Problem:
Drop the pictures and give back word for word the lines from the line holding "Clone this chart in matplotlib." to the line holding "edgecolor='#24508C', linewidth=0.8, zorder=3)", both included.

══════════

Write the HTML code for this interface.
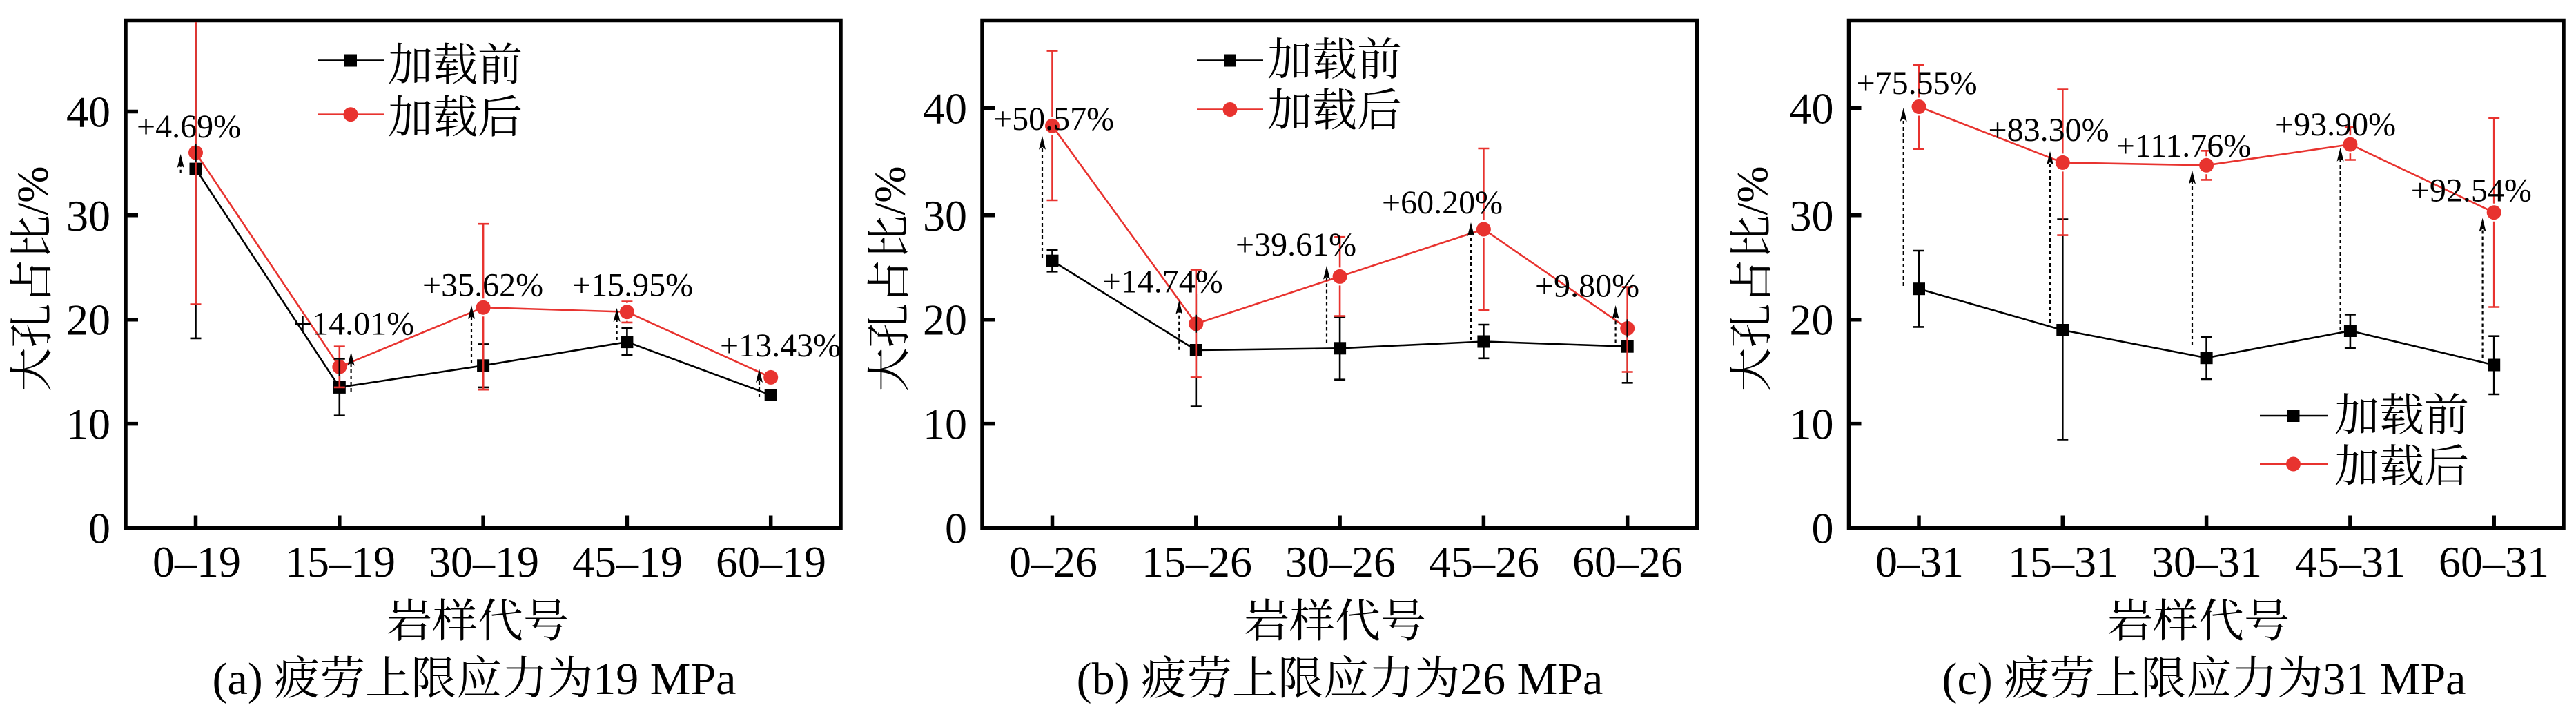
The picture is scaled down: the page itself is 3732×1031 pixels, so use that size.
<!DOCTYPE html>
<html><head><meta charset="utf-8"><style>
html,body{margin:0;padding:0;background:#fff;}
svg{display:block;}
text{font-family:"Liberation Serif","DejaVu Serif","Noto Serif CJK SC",serif;}
</style></head><body>
<svg width="3732" height="1031" viewBox="0 0 3732 1031" xmlns="http://www.w3.org/2000/svg">
<rect width="3732" height="1031" fill="#fff"/>

<!-- ===== Frames & ticks ===== -->
<g fill="none" stroke="#000" stroke-width="5.5">
<rect x="182" y="29.5" width="1036" height="735"/>
<rect x="1423" y="29.5" width="1035.5" height="735"/>
<rect x="2678.5" y="29.5" width="1035.5" height="735"/>
<path d="M182 613.6h18M182 462.7h18M182 311.8h18M182 161.5h18
M283.5 764.5v-18M491.8 764.5v-18M700.1 764.5v-18M908.4 764.5v-18M1116.7 764.5v-18"/>
<path d="M1423 613.6h18M1423 462.7h18M1423 311.8h18M1423 156.5h18
M1524.5 764.5v-18M1732.8 764.5v-18M1941.1 764.5v-18M2149.4 764.5v-18M2357.7 764.5v-18"/>
<path d="M2678.5 613.6h18M2678.5 462.7h18M2678.5 311.8h18M2678.5 156.5h18
M2780 764.5v-18M2988.3 764.5v-18M3196.6 764.5v-18M3404.9 764.5v-18M3613.2 764.5v-18"/>
</g>

<!-- ===== Tick labels ===== -->
<g font-family="'Liberation Serif','DejaVu Serif',serif" font-size="64" fill="#000" text-anchor="end">
<text x="160" y="786.5">0</text><text x="160" y="635.6">10</text><text x="160" y="484.7">20</text><text x="160" y="333.8">30</text><text x="160" y="183.5">40</text>
<text x="1401" y="786.5">0</text><text x="1401" y="635.6">10</text><text x="1401" y="484.7">20</text><text x="1401" y="333.8">30</text><text x="1401" y="178.5">40</text>
<text x="2656.5" y="786.5">0</text><text x="2656.5" y="635.6">10</text><text x="2656.5" y="484.7">20</text><text x="2656.5" y="333.8">30</text><text x="2656.5" y="178.5">40</text>
</g>
<g font-family="'Liberation Serif','DejaVu Serif',serif" font-size="64" fill="#000" text-anchor="middle">
<text x="285" y="835">0–19</text><text x="493" y="835">15–19</text><text x="701" y="835">30–19</text><text x="909" y="835">45–19</text><text x="1117" y="835">60–19</text>
<text x="1526" y="835">0–26</text><text x="1734" y="835">15–26</text><text x="1942" y="835">30–26</text><text x="2150" y="835">45–26</text><text x="2358" y="835">60–26</text>
<text x="2781" y="835">0–31</text><text x="2989" y="835">15–31</text><text x="3197" y="835">30–31</text><text x="3405" y="835">45–31</text><text x="3613" y="835">60–31</text>
</g>

<!-- ===== Axis labels ===== -->
<g font-family="'Liberation Serif','Noto Serif CJK SC',serif" font-size="66" fill="#000" text-anchor="middle">
<text x="692" y="922">岩样代号</text>
<text x="1934" y="922">岩样代号</text>
<text x="3185" y="922">岩样代号</text>
<text x="687" y="1005">(a) 疲劳上限应力为19 MPa</text>
<text x="1941" y="1005">(b) 疲劳上限应力为26 MPa</text>
<text x="3193" y="1005">(c) 疲劳上限应力为31 MPa</text>
</g>
<g font-family="'Liberation Serif','Noto Serif CJK SC',serif" font-size="64" fill="#000" text-anchor="middle">
<text transform="translate(68.7,404) rotate(-90)">大孔占比/%</text>
<text transform="translate(1310.7,404) rotate(-90)">大孔占比/%</text>
<text transform="translate(2560,404) rotate(-90)">大孔占比/%</text>
</g>

<!-- ===== Series lines ===== -->
<g fill="none" stroke-width="2.6" stroke-linejoin="round">
<polyline stroke="#000" points="283.5,244.6 491.8,560.9 700.1,529.3 908.4,495.1 1116.7,572"/>
<polyline stroke="#e8332f" points="283.5,221 491.8,531.3 700.1,445.2 908.4,451.7 1116.7,546.4"/>
<polyline stroke="#000" points="1524.5,377.7 1732.8,507 1941.1,504.3 2149.4,494.5 2357.7,501.7"/>
<polyline stroke="#e8332f" points="1524.5,182.3 1732.8,468.8 1941.1,400.4 2149.4,332 2357.7,475.4"/>
<polyline stroke="#000" points="2780,418.2 2988.3,478 3196.6,518.2 3404.9,479 3613.2,528.5"/>
<polyline stroke="#e8332f" points="2780,154.5 2988.3,235.4 3196.6,239.3 3404.9,209.1 3613.2,307.7"/>
</g>

<!-- ===== Markers ===== -->
<g fill="#000">
<rect x="274.5" y="235.6" width="18" height="18"/><rect x="482.8" y="551.9" width="18" height="18"/><rect x="691.1" y="520.3" width="18" height="18"/><rect x="899.4" y="486.1" width="18" height="18"/><rect x="1107.7" y="563" width="18" height="18"/>
<rect x="1515.5" y="368.7" width="18" height="18"/><rect x="1723.8" y="498" width="18" height="18"/><rect x="1932.1" y="495.3" width="18" height="18"/><rect x="2140.4" y="485.5" width="18" height="18"/><rect x="2348.7" y="492.7" width="18" height="18"/>
<rect x="2771" y="409.2" width="18" height="18"/><rect x="2979.3" y="469" width="18" height="18"/><rect x="3187.6" y="509.2" width="18" height="18"/><rect x="3395.9" y="470" width="18" height="18"/><rect x="3604.2" y="519.5" width="18" height="18"/>
</g>
<g fill="#e8332f">
<circle cx="283.5" cy="221" r="10.5"/><circle cx="491.8" cy="531.3" r="10.5"/><circle cx="700.1" cy="445.2" r="10.5"/><circle cx="908.4" cy="451.7" r="10.5"/><circle cx="1116.7" cy="546.4" r="10.5"/>
<circle cx="1524.5" cy="182.3" r="10.5"/><circle cx="1732.8" cy="468.8" r="10.5"/><circle cx="1941.1" cy="400.4" r="10.5"/><circle cx="2149.4" cy="332" r="10.5"/><circle cx="2357.7" cy="475.4" r="10.5"/>
<circle cx="2780" cy="154.5" r="10.5"/><circle cx="2988.3" cy="235.4" r="10.5"/><circle cx="3196.6" cy="239.3" r="10.5"/><circle cx="3404.9" cy="209.1" r="10.5"/><circle cx="3613.2" cy="307.7" r="10.5"/>
</g>

<!-- ===== Error bars ===== -->
<g fill="none" stroke="#000" stroke-width="2.6">
<path d="M283.5 32V489.9M275.5 489.9h16
M491.8 519.5V601.7M483.8 519.5h16M483.8 601.7h16
M700.1 498.4V560.9M692.1 498.4h16M692.1 560.9h16
M908.4 474.8V514.2M900.4 474.8h16M900.4 514.2h16"/>
<path d="M1524.5 361.7V393.3M1516.5 361.7h16M1516.5 393.3h16
M1732.8 425.5V588.5M1724.8 588.5h16
M1941.1 458.9V549.7M1933.1 458.9h16M1933.1 549.7h16
M2149.4 470V518.8M2141.4 470h16M2141.4 518.8h16
M2357.7 449V554.3M2349.7 554.3h16"/>
<path d="M2780 363V473.4M2772 363h16M2772 473.4h16
M2988.3 317.6V636.5M2980.3 317.6h16M2980.3 636.5h16
M3196.6 487.9V549M3188.6 487.9h16M3188.6 549h16
M3404.9 455.5V504M3396.9 455.5h16M3396.9 504h16
M3613.2 486.7V571M3605.2 486.7h16M3605.2 571h16"/>
</g>
<g fill="none" stroke="#e8332f" stroke-width="2.6">
<path d="M283.5 32V208M283.5 234V440.6M275.5 440.6h16
M491.8 501.7V518.3M491.8 544.3V560.9M483.8 501.7h16M483.8 560.9h16
M700.1 324.2V432.2M700.1 458.2V564.2M692.1 324.2h16M692.1 564.2h16
M908.4 436.6V438.7M908.4 464.7V466.9M900.4 436.6h16M900.4 466.9h16"/>
<path d="M1524.5 73.6V169.3M1524.5 195.3V290M1516.5 73.6h16M1516.5 290h16
M1732.8 390.6V455.8M1732.8 481.8V546.4M1724.8 390.6h16M1724.8 546.4h16
M1941.1 343.2V387.4M1941.1 413.4V457.6M1933.1 343.2h16M1933.1 457.6h16
M2149.4 215V319M2149.4 345V449M2141.4 215h16M2141.4 449h16
M2357.7 415.6V462.4M2357.7 488.4V538.5M2349.7 415.6h16M2349.7 538.5h16"/>
<path d="M2780 94V141.5M2780 167.5V215.7M2772 94h16M2772 215.7h16
M2988.3 129.5V222.4M2988.3 248.4V340.6M2980.3 129.5h16M2980.3 340.6h16
M3196.6 218.3V226.3M3196.6 252.3V260.4M3188.6 218.3h16M3188.6 260.4h16
M3404.9 184V196.1M3404.9 222.1V231.5M3396.9 184h16M3396.9 231.5h16
M3613.2 171V294.7M3613.2 320.7V444.5M3605.2 171h16M3605.2 444.5h16"/>
</g>

<!-- ===== Dashed arrows ===== -->
<g fill="none" stroke="#000" stroke-width="2.2" stroke-dasharray="5,4">
<path d="M261.7 250.7V239M508.6 567V525.6M683 526V458M893.6 493V462M1100 575V550"/>
<path d="M1510 373V212.7M1708.3 506.7V451M1922 496.5V400.7M2131 493V338M2340.6 496.5V458"/>
<path d="M2757.7 414V172M2970 467V235M3176 500V262.6M3390.6 478V229.7M3596.6 518.5V331.6"/>
</g>
<g fill="#000">
<path d="M261.7 223l-5 20 5-4 5 4z"/>
<path d="M508.6 509.6l-5 20 5-4 5 4z"/>
<path d="M683 442l-5 20 5-4 5 4z"/>
<path d="M893.6 446l-5 20 5-4 5 4z"/>
<path d="M1100 534l-5 20 5-4 5 4z"/>
<path d="M1510 196.7l-5 20 5-4 5 4z"/>
<path d="M1708.3 435l-5 20 5-4 5 4z"/>
<path d="M1922 384.7l-5 20 5-4 5 4z"/>
<path d="M2131 322l-5 20 5-4 5 4z"/>
<path d="M2340.6 442l-5 20 5-4 5 4z"/>
<path d="M2757.7 156l-5 20 5-4 5 4z"/>
<path d="M2970 219l-5 20 5-4 5 4z"/>
<path d="M3176 246.6l-5 20 5-4 5 4z"/>
<path d="M3390.6 213.7l-5 20 5-4 5 4z"/>
<path d="M3596.6 315.6l-5 20 5-4 5 4z"/>
</g>

<!-- ===== Annotations ===== -->
<g font-family="'Liberation Serif','DejaVu Serif',serif" font-size="48" fill="#000">
<text x="198" y="199">+4.69%</text>
<text x="425" y="484.6">+14.01%</text>
<text x="612" y="428.7">+35.62%</text>
<text x="829" y="428.7">+15.95%</text>
<text x="1043" y="516">+13.43%</text>
<text x="1439" y="188">+50.57%</text>
<text x="1596.7" y="423.3">+14.74%</text>
<text x="1790" y="370.2">+39.61%</text>
<text x="2002" y="309">+60.20%</text>
<text x="2224" y="429.4">+9.80%</text>
<text x="2689.6" y="136">+75.55%</text>
<text x="2880.5" y="203.8">+83.30%</text>
<text x="3065.8" y="226.8">+111.76%</text>
<text x="3296" y="196">+93.90%</text>
<text x="3492.8" y="291.3">+92.54%</text>
</g>

<!-- ===== Legends ===== -->
<g stroke-width="2.6" fill="none">
<path stroke="#000" d="M460 87.5H556M1734 87.5H1830M3274 602H3372"/>
<path stroke="#e8332f" d="M460 165.7H556M1734 158.5H1830M3274 672H3372"/>
</g>
<g fill="#000">
<rect x="499" y="78.5" width="18" height="18"/>
<rect x="1773" y="78.5" width="18" height="18"/>
<rect x="3313.5" y="593" width="18" height="18"/>
</g>
<g fill="#e8332f">
<circle cx="508" cy="165.7" r="10.5"/>
<circle cx="1782" cy="158.5" r="10.5"/>
<circle cx="3322.5" cy="672" r="10.5"/>
</g>
<g font-family="'Liberation Serif','Noto Serif CJK SC',serif" font-size="65" fill="#000">
<text x="562" y="116">加载前</text>
<text x="562" y="192">加载后</text>
<text x="1836" y="108.5">加载前</text>
<text x="1836" y="182">加载后</text>
<text x="3382" y="623.7">加载前</text>
<text x="3382" y="697.5">加载后</text>
</g>
</svg>
</body></html>
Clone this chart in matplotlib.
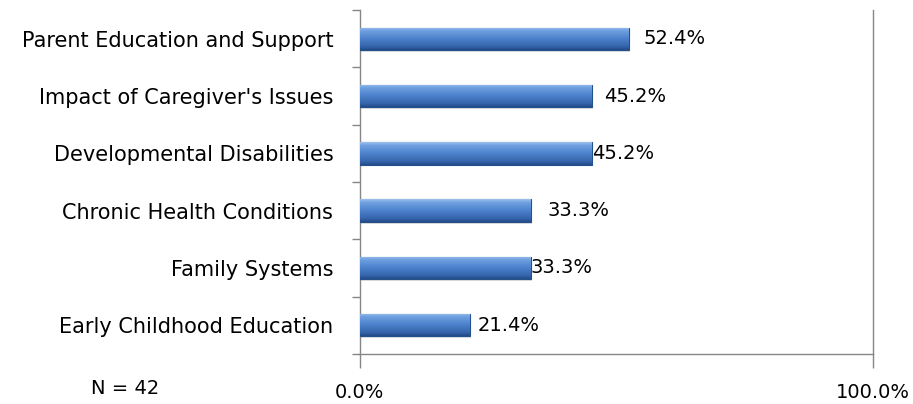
import numpy as np
import matplotlib.pyplot as plt
from matplotlib.colors import LinearSegmentedColormap

categories = ["Parent Education and Support", "Impact of Caregiver's Issues",
              "Developmental Disabilities", "Chronic Health Conditions",
              "Family Systems", "Early Childhood Education"]
values = [52.4, 45.2, 45.2, 33.3, 33.3, 21.4]
value_labels = ["52.4%", "45.2%", "45.2%", "33.3%", "33.3%", "21.4%"]
x_tick_labels = ["0.0%", "100.0%"]
note = "N = 42"

# label offsets in points (Excel placed them unevenly)
label_offsets = [11, 9, 0, 12, 0, 6]

plt.rcParams['font.family'] = ['DejaVu Sans']

fig = plt.figure(figsize=(9.13, 4.04), dpi=100)
ax = fig.add_axes([0.394, 0.124, 0.562, 0.851])

n = len(categories)
ypos = np.arange(n)[::-1]
bar_h = 0.39
bars = ax.barh(ypos, values, height=bar_h, color='#4A7EC4', edgecolor='#24508C', linewidth=0.8, zorder=3)

# shaded bevel look: vertical gradient clipped to each bar
grad = np.linspace(0, 1, 64).reshape(-1, 1)
cmap = LinearSegmentedColormap.from_list(
    'bar', [(0, '#9CC0EC'), (0.15, '#6FA0E0'), (0.5, '#4C82CC'), (0.85, '#3565AC'), (1, '#234C88')])
for b in bars:
    x0, y0 = b.get_x(), b.get_y()
    im = ax.imshow(grad, aspect='auto', cmap=cmap, origin='upper',
                   extent=[x0, x0 + b.get_width(), y0, y0 + b.get_height()], zorder=4)
    im.set_clip_path(b)
    # soft shadow under the bar
    ax.barh(y0 + b.get_height() / 2 - 0.03, b.get_width(), height=bar_h, left=0.25,
            color='#000000', alpha=0.12, linewidth=0, zorder=2)

for b, lab, off in zip(bars, value_labels, label_offsets):
    ax.annotate(lab, (b.get_width(), b.get_y() + b.get_height() / 2),
                xytext=(off, 0), textcoords='offset points',
                ha='left', va='center', fontsize=14, color='black', zorder=5)

ax.set_xlim(0, 100)
ax.set_ylim(-0.5, n - 0.5)

ax.set_yticks(ypos)
ax.set_yticklabels(categories, fontsize=15)
ax.tick_params(axis='y', which='major', length=0, pad=19)
ax.set_yticks(np.arange(-0.5, n, 1), minor=True)
ax.tick_params(axis='y', which='minor', length=6, color='#868686', width=1)

ax.set_xticks([0, 100])
ax.set_xticklabels(x_tick_labels, fontsize=14)
ax.tick_params(axis='x', length=10, color='#868686', width=1, pad=11)

for s in ['left', 'bottom', 'right']:
    ax.spines[s].set_color('#868686')
    ax.spines[s].set_linewidth(1)
ax.spines['top'].set_visible(False)

fig.text(125 / 913, 1 - 389 / 404, note, ha='center', va='center', fontsize=14)

fig.savefig('out.png', dpi=100)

══════════

Exercise output:
Clone this chart in matplotlib.
import numpy as np
import matplotlib.pyplot as plt
from matplotlib.colors import LinearSegmentedColormap

categories = ["Parent Education and Support", "Impact of Caregiver's Issues",
              "Developmental Disabilities", "Chronic Health Conditions",
              "Family Systems", "Early Childhood Education"]
values = [52.4, 45.2, 45.2, 33.3, 33.3, 21.4]
value_labels = ["52.4%", "45.2%", "45.2%", "33.3%", "33.3%", "21.4%"]
x_tick_labels = ["0.0%", "100.0%"]
note = "N = 42"

# label offsets in points (Excel placed them unevenly)
label_offsets = [11, 9, 0, 12, 0, 6]

plt.rcParams['font.family'] = ['DejaVu Sans']

fig = plt.figure(figsize=(9.13, 4.04), dpi=100)
ax = fig.add_axes([0.394, 0.124, 0.562, 0.851])

n = len(categories)
ypos = np.arange(n)[::-1]
bar_h = 0.39
bars = ax.barh(ypos, values, height=bar_h, color='#4A7EC4', edgecolor='#24508C', linewidth=0.8, zorder=3)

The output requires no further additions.